Tapi dalam kenyataan, korupsi sangat sukar bahkan
seakan hampir tidak mungkin dapat diberantas, oleh karena sangat sulit
memberikan pembuktian-pembuktian yang eksak. Di samping itu sangat sulit mendeteksinya dengan
dasar-dasar hukum yang pasti. Namun akses perbuatan korupsi merupakan
bahaya latent yang harus diwaspadai baik oleh pemerintah maupun oleh masyarakat
itu sendiri. Korupsi adalah produk dari
sikap hidup satu kelompok masyarakat yang memakai uang sebagai standard
kebenaran dan sebagai kekuasaaan mutlak.

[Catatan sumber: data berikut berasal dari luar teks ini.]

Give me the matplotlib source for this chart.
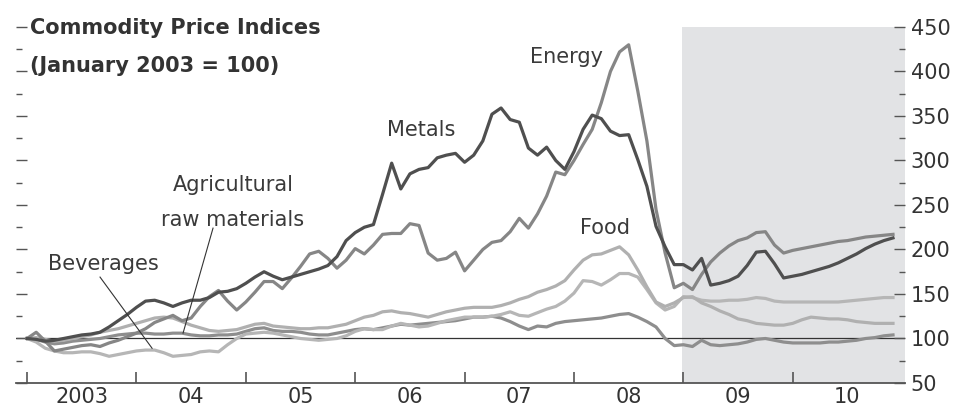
import numpy as np
import matplotlib
matplotlib.use("Agg")
import matplotlib.pyplot as plt
from matplotlib.ticker import MultipleLocator, FixedLocator

plt.rcParams['font.family'] = ['Liberation Sans Narrow', 'DejaVu Sans Condensed', 'DejaVu Sans']

# monthly index values, Jan 2003 .. Dec 2010 (January 2003 = 100)
metals = [100, 99, 97, 98, 100, 102, 104, 105, 107, 113, 120, 127,
          135, 142, 143, 140, 136, 140, 143, 143, 146, 152, 153, 156,
          162, 169, 175, 170, 166, 169, 172, 175, 178, 182, 192, 210,
          219, 225, 228, 262, 297, 268, 285, 290, 292, 303, 306, 308,
          298, 306, 322, 352, 359, 346, 343, 314, 306, 315, 300, 290,
          310, 335, 351, 347, 333, 328, 329, 301, 271, 226, 203, 183,
          183, 177, 190, 160, 162, 165, 170, 182, 197, 198, 184, 168,
          170, 172, 175, 178, 181, 185, 190, 195, 201, 206, 210, 213]
energy = [100, 107, 97, 86, 88, 90, 92, 93, 91, 95, 98, 102,
          106, 111, 118, 122, 126, 120, 123, 136, 147, 154, 142, 132,
          141, 152, 164, 164, 156, 168, 181, 195, 198, 190, 179, 188,
          201, 195, 205, 217, 218, 218, 229, 227, 196, 188, 190, 197,
          176, 188, 200, 208, 210, 220, 235, 224, 240, 260, 287, 284,
          300, 318, 335, 365, 400, 422, 430, 378, 322, 245, 196, 157,
          162, 155, 172, 186, 196, 204, 210, 213, 219, 220, 205, 196,
          199, 201, 203, 205, 207, 209, 210, 212, 214, 215, 216, 217]
food = [100, 101, 99, 97, 98, 100, 102, 104, 107, 109, 111, 114,
        117, 120, 123, 124, 123, 119, 115, 112, 109, 108, 109, 110,
        113, 116, 117, 114, 113, 112, 111, 111, 112, 112, 114, 116,
        120, 124, 126, 130, 131, 129, 128, 126, 124, 127, 130, 132,
        134, 135, 135, 135, 137, 140, 144, 147, 152, 155, 159, 165,
        177, 188, 194, 195, 199, 203, 194, 177, 158, 141, 136, 140,
        146, 147, 140, 136, 131, 127, 122, 120, 117, 116, 115, 115,
        117, 121, 124, 123, 122, 122, 121, 119, 118, 117, 117, 117]
beverages = [100, 96, 89, 86, 84, 84, 85, 85, 83, 80, 82, 84,
             86, 87, 87, 84, 80, 81, 82, 85, 86, 85, 93, 100,
             105, 106, 107, 106, 104, 102, 100, 99, 98, 99, 100, 103,
             108, 111, 110, 110, 114, 117, 115, 113, 114, 117, 120, 122,
             124, 124, 124, 125, 127, 130, 126, 125, 129, 133, 136, 142,
             151, 165, 164, 160, 166, 173, 173, 169, 155, 140, 132, 136,
             147, 146, 143, 142, 142, 143, 143, 144, 146, 145, 142, 141,
             141, 141, 141, 141, 141, 141, 142, 143, 144, 145, 146, 146]
agri = [100, 99, 96, 94, 95, 97, 98, 99, 100, 102, 104, 105,
        106, 106, 105, 105, 106, 106, 104, 103, 103, 104, 104, 105,
        108, 111, 112, 109, 108, 108, 107, 105, 104, 104, 106, 108,
        110, 111, 110, 112, 114, 116, 115, 116, 117, 118, 119, 120,
        122, 124, 124, 125, 123, 119, 114, 110, 114, 113, 117, 119,
        120, 121, 122, 123, 125, 127, 128, 124, 119, 113, 100, 92,
        93, 91, 98, 93, 92, 93, 94, 96, 99, 100, 98, 96,
        95, 95, 95, 95, 96, 96, 97, 98, 100, 101, 103, 104]

years = [2003, 2004, 2005, 2006, 2007, 2008, 2009, 2010]
year_labels = ['2003', '04', '05', '06', '07', '08', '09', '10']
t = 2003 + np.arange(len(metals)) / 12.0

fig = plt.figure(figsize=(9.54, 4.12), dpi=100)
ax = fig.add_axes([0.0168, 0.0704, 0.9318, 0.8641])

ax.axvspan(2008.99, 2011.2, color='#e2e3e5', lw=0, zorder=0)
ax.axhline(100, color='#333333', lw=0.9, zorder=1)

lw = 2.3
ax.plot(t, agri, color='#8e8e8e', lw=lw, zorder=2)
ax.plot(t, beverages, color='#b6b6b6', lw=lw, zorder=2)
ax.plot(t, food, color='#b0b0b0', lw=lw, zorder=2)
ax.plot(t, energy, color='#868686', lw=lw, zorder=3)
ax.plot(t, metals, color='#4f4f4f', lw=lw, zorder=4)

ax.set_xlim(2002.899, 2011.026)
ax.set_ylim(50, 450)

for s in ['top', 'left', 'right']:
    ax.spines[s].set_visible(False)
ax.spines['bottom'].set_color('#555555')
ax.spines['bottom'].set_linewidth(1.3)

ax.yaxis.set_major_locator(MultipleLocator(50))
ax.yaxis.set_minor_locator(MultipleLocator(25))
ax.tick_params(axis='y', which='both', direction='in', left=True, right=True,
               labelleft=False, labelright=True, colors='#555555',
               labelcolor='#333333', labelsize=15, pad=4)
ax.tick_params(axis='y', which='major', length=8, width=1)
ax.tick_params(axis='y', which='minor', length=4, width=1)

ax.xaxis.set_major_locator(FixedLocator(years))
ax.xaxis.set_minor_locator(FixedLocator([y + 0.5 for y in years]))
ax.xaxis.set_major_formatter(plt.NullFormatter())
ax.xaxis.set_minor_formatter(plt.FixedFormatter(year_labels))
ax.tick_params(axis='x', which='major', direction='in', length=8, width=1.2,
               color='#555555')
ax.tick_params(axis='x', which='minor', length=0, labelsize=15,
               labelcolor='#333333', pad=3)

txt = dict(color='#3a3a3a', fontsize=15, ha='center', va='center')
ax.text(2007.936, 416, 'Energy', **txt)
ax.text(2006.601, 334, 'Metals', **txt)
ax.text(2008.283, 224, 'Food', **txt)
ax.text(2004.883, 272, 'Agricultural', **txt)
ax.text(2004.883, 233, 'raw materials', **txt)
ax.text(2003.695, 184, 'Beverages', **txt)

ax.plot([2003.667, 2004.143], [169, 89], color='#333333', lw=0.8, zorder=5)
ax.plot([2004.70, 2004.426], [224, 106], color='#333333', lw=0.8, zorder=5)

fig.text(0.031, 0.932, 'Commodity Price Indices', fontsize=15,
         fontweight='bold', color='#333333', va='center')
fig.text(0.031, 0.840, '(January 2003 = 100)', fontsize=15,
         fontweight='bold', color='#333333', va='center')

fig.savefig('out.png', dpi=100)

Sebagai akibatnya, kaum koruptor yang
kaya raya dan para politisi korup yang berkelebihan uang bisa masuk
ke dalam golongan elit yang berkuasa dan sangat dihormati. Mereka ini juga akan
menduduki status sosial yang tinggi di mata masyarakat.
Tindakan korupsi erat hubungannya dengan pemerintahan
yang totaliter dan diktator yang meletakkan kekuasaan di tangan segelintir
orang. Namun, bukan berarti tindakan korupsi tidak terjadi di negara bersistem
demokrasi. Justru sebaliknya, dewasa ini perilaku korupsi telah merajalela dan
tak pandang bulu.
Menurut pandangan pengamat politik perilaku korupsi
ini berdampak negatif bagi kehidupan berbangsa dan bernegara. Tindak korupsi
yang kian marak ini tentu sangat merugikan negara dan menyengsarakan rakyat
kecil. Tindakan ini muncul yang salah satunya disebabkan oleh sifat manusia
yang tak pernah puas atas nikmat yang telah diberikan Sang Khaliq.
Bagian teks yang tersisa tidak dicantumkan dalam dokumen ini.